> _Exercise material_

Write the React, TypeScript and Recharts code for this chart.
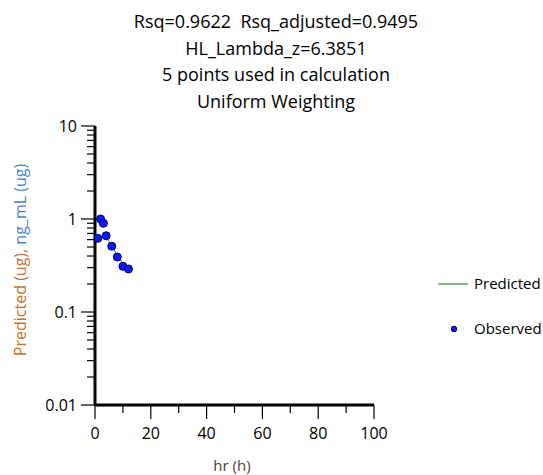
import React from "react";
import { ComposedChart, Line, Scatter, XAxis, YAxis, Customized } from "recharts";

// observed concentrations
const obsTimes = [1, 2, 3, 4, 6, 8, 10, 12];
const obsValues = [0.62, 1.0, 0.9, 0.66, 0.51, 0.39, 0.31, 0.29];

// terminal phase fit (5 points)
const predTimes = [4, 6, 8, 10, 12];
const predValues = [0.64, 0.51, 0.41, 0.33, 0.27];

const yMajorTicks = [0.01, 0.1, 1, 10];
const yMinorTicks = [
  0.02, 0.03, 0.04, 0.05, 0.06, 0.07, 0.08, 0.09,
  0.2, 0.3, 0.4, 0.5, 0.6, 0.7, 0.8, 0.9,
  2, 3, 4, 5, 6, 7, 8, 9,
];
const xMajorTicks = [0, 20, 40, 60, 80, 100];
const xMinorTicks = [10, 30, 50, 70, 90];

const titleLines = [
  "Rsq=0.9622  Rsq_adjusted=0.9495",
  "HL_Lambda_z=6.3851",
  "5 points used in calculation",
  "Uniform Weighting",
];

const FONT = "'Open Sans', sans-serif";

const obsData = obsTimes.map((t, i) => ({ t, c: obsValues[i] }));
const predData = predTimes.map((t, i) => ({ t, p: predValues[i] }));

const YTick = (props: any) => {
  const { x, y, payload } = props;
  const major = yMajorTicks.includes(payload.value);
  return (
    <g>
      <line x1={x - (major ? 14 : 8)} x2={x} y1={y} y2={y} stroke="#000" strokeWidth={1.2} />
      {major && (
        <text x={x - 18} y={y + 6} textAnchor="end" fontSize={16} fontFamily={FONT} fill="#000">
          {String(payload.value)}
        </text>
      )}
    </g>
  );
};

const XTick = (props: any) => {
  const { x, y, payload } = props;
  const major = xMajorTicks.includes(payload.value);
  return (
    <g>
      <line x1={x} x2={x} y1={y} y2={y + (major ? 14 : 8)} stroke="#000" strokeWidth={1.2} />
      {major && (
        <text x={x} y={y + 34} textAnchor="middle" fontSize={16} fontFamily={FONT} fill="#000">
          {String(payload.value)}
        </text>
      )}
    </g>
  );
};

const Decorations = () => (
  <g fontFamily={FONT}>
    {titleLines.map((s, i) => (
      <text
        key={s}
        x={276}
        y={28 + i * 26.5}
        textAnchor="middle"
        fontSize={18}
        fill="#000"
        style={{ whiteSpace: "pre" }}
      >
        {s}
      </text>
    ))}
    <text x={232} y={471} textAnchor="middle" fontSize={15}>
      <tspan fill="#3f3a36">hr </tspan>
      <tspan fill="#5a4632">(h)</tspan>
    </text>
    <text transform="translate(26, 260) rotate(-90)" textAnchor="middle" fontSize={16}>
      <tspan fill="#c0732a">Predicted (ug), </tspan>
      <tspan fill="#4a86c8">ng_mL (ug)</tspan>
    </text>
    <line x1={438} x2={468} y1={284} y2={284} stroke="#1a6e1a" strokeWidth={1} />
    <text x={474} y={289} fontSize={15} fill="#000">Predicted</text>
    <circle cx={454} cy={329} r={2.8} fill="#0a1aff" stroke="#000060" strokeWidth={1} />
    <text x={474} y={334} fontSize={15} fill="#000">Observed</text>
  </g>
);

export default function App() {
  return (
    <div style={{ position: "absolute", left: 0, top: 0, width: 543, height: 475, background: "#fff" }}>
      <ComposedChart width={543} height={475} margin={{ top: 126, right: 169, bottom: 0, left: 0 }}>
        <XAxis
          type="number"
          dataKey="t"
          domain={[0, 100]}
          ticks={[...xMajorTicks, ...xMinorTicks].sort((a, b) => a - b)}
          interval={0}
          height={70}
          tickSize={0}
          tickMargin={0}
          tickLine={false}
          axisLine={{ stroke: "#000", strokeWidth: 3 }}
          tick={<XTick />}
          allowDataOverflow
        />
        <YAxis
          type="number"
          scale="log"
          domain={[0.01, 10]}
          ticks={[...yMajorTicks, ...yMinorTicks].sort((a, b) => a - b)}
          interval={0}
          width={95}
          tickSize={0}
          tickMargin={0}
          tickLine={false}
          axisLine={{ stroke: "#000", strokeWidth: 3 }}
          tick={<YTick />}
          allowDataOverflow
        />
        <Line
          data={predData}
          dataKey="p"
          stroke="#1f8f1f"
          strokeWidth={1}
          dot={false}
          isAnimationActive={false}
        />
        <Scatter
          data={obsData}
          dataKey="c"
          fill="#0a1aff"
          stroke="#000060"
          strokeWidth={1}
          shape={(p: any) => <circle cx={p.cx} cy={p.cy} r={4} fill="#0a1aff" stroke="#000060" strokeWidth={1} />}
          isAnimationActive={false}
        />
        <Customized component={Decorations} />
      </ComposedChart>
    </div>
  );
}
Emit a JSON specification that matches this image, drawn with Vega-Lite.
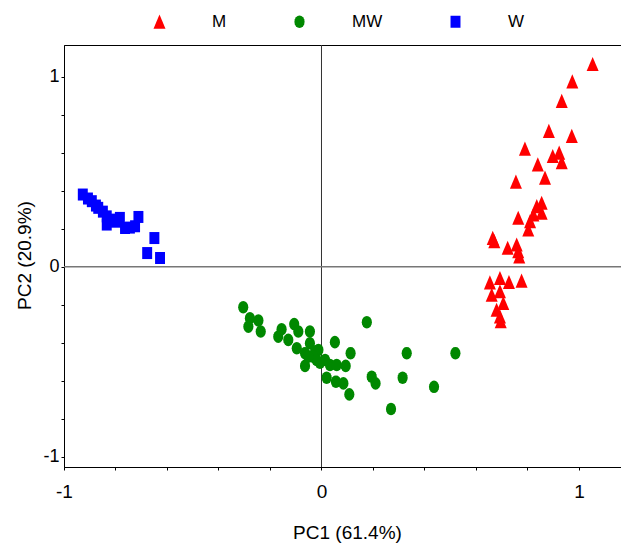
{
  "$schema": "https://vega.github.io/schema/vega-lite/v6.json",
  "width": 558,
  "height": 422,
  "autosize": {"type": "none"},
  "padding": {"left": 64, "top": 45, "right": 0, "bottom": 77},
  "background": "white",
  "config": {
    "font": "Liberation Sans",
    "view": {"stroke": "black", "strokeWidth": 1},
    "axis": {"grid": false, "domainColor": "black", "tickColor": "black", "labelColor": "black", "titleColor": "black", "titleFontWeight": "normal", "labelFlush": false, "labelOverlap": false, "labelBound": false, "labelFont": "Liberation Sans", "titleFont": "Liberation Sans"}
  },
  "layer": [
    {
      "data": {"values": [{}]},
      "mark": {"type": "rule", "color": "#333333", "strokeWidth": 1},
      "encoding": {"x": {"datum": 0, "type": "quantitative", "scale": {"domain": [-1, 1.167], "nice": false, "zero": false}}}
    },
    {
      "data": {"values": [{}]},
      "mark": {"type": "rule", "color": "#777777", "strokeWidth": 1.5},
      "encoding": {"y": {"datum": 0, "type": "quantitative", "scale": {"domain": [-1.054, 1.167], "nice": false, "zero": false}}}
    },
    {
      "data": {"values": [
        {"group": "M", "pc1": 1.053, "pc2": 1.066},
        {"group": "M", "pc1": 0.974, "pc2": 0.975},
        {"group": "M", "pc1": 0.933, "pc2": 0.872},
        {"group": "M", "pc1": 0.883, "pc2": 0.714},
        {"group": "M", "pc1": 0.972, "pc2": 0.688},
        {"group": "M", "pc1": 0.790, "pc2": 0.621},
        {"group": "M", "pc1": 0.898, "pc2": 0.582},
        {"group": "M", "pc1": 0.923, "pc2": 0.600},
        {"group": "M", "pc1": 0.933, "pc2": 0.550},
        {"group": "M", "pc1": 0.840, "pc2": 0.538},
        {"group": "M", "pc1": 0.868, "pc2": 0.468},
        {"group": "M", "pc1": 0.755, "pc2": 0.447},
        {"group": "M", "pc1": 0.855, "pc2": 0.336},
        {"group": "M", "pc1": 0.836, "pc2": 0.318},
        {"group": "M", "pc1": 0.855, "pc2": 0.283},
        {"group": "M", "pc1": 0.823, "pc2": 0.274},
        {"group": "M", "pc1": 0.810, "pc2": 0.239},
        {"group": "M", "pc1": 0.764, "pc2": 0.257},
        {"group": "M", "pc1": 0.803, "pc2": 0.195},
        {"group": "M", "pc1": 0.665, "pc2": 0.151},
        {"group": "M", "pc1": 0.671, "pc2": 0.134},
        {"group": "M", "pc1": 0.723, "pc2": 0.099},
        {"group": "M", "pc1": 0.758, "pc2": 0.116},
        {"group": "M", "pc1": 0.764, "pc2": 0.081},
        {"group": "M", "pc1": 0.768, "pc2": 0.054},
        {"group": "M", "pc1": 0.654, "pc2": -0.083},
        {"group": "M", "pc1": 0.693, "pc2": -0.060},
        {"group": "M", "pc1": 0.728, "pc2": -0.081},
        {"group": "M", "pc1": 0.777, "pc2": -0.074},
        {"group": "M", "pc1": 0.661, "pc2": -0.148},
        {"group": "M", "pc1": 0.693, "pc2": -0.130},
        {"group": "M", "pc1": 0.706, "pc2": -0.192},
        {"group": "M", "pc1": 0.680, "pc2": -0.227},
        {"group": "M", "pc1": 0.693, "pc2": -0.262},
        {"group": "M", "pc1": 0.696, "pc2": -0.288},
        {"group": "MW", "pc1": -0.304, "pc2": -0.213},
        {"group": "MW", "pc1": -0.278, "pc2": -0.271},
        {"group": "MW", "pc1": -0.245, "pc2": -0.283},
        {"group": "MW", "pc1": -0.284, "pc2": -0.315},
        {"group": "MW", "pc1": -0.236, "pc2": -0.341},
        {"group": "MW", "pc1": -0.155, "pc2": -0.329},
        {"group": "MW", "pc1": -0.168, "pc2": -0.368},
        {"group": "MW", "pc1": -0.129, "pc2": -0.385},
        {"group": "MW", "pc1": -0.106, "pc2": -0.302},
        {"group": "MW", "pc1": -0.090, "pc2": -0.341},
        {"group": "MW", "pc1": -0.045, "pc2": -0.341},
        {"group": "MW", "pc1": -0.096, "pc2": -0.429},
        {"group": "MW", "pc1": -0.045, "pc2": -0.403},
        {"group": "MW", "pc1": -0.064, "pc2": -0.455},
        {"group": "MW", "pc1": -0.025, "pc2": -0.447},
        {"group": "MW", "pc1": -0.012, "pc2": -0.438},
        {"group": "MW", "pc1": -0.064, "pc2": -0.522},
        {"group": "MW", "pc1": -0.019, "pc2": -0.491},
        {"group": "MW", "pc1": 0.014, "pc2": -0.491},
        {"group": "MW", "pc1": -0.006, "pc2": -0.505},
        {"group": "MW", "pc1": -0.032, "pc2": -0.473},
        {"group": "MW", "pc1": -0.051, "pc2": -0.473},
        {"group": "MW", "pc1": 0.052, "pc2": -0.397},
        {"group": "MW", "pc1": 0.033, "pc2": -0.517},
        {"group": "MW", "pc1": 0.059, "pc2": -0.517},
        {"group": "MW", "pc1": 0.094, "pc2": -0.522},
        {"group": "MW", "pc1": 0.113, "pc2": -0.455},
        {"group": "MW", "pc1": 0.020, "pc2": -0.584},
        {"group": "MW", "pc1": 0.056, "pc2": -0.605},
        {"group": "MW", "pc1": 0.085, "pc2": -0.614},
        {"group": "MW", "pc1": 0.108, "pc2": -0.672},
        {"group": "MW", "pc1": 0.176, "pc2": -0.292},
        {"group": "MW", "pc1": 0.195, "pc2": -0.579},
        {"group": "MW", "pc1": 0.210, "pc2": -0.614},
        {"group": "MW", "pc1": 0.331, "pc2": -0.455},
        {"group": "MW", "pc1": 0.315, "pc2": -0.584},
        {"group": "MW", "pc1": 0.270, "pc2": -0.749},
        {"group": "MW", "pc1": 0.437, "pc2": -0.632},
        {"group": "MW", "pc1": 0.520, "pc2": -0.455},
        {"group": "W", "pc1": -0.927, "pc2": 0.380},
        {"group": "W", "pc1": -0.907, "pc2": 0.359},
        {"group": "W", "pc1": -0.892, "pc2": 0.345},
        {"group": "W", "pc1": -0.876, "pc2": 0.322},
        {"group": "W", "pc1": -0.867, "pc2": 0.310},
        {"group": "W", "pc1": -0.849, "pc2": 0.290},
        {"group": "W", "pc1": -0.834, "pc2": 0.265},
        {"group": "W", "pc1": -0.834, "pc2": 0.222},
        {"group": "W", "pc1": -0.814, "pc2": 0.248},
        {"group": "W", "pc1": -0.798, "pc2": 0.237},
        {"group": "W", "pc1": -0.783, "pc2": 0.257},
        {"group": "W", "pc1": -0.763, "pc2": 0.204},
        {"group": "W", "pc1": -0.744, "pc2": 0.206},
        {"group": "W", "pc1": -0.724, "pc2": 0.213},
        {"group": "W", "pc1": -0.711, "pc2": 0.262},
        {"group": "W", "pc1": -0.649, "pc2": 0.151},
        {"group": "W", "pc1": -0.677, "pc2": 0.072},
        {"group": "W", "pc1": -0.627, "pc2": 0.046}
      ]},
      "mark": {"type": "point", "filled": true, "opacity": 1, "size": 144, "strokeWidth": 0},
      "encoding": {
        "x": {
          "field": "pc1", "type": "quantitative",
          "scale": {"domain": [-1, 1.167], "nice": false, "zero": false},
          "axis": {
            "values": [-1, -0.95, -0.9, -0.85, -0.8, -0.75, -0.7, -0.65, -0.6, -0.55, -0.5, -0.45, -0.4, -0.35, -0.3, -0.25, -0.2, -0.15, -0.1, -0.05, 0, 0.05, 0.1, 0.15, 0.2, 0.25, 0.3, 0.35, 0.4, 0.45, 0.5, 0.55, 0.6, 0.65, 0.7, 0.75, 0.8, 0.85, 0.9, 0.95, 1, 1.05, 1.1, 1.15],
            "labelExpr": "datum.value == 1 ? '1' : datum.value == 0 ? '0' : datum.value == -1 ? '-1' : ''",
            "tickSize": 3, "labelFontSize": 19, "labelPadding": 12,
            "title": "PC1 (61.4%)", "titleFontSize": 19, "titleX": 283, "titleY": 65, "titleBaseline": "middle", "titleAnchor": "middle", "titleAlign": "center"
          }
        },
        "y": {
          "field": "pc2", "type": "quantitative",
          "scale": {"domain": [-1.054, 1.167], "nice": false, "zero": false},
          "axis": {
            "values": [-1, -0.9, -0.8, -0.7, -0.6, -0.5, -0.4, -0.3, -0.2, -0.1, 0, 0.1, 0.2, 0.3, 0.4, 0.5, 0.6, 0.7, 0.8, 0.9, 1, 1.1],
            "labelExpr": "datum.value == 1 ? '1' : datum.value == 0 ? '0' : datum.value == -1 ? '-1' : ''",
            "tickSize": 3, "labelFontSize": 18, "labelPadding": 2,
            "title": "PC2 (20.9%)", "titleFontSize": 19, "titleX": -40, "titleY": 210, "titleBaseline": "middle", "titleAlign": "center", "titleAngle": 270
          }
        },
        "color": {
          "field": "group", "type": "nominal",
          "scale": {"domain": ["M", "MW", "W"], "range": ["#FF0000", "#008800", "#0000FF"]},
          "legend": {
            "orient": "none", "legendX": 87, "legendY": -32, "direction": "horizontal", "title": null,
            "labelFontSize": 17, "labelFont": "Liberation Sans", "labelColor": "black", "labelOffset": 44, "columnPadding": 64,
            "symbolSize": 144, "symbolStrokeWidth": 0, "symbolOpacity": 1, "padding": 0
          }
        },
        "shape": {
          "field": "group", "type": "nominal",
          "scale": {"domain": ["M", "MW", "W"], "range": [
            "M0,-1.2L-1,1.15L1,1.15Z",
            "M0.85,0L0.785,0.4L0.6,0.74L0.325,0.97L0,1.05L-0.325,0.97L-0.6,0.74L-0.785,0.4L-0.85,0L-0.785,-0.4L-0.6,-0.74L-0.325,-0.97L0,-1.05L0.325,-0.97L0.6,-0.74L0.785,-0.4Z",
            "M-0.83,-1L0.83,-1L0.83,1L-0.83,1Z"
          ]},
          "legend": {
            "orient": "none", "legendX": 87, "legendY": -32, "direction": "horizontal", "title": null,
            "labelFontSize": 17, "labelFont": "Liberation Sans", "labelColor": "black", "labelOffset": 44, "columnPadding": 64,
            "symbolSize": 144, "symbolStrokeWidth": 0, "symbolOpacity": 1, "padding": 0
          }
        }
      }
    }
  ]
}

> _Instructions for the task_
Please return, exactly as written, the lines from the first line of the records above through the line containing "0.39, 0.31, 0.29];", both included, leaving out any pictures.

> _Worked answer_
Write the React, TypeScript and Recharts code for this chart.
import React from "react";
import { ComposedChart, Line, Scatter, XAxis, YAxis, Customized } from "recharts";

// observed concentrations
const obsTimes = [1, 2, 3, 4, 6, 8, 10, 12];
const obsValues = [0.62, 1.0, 0.9, 0.66, 0.51, 0.39, 0.31, 0.29];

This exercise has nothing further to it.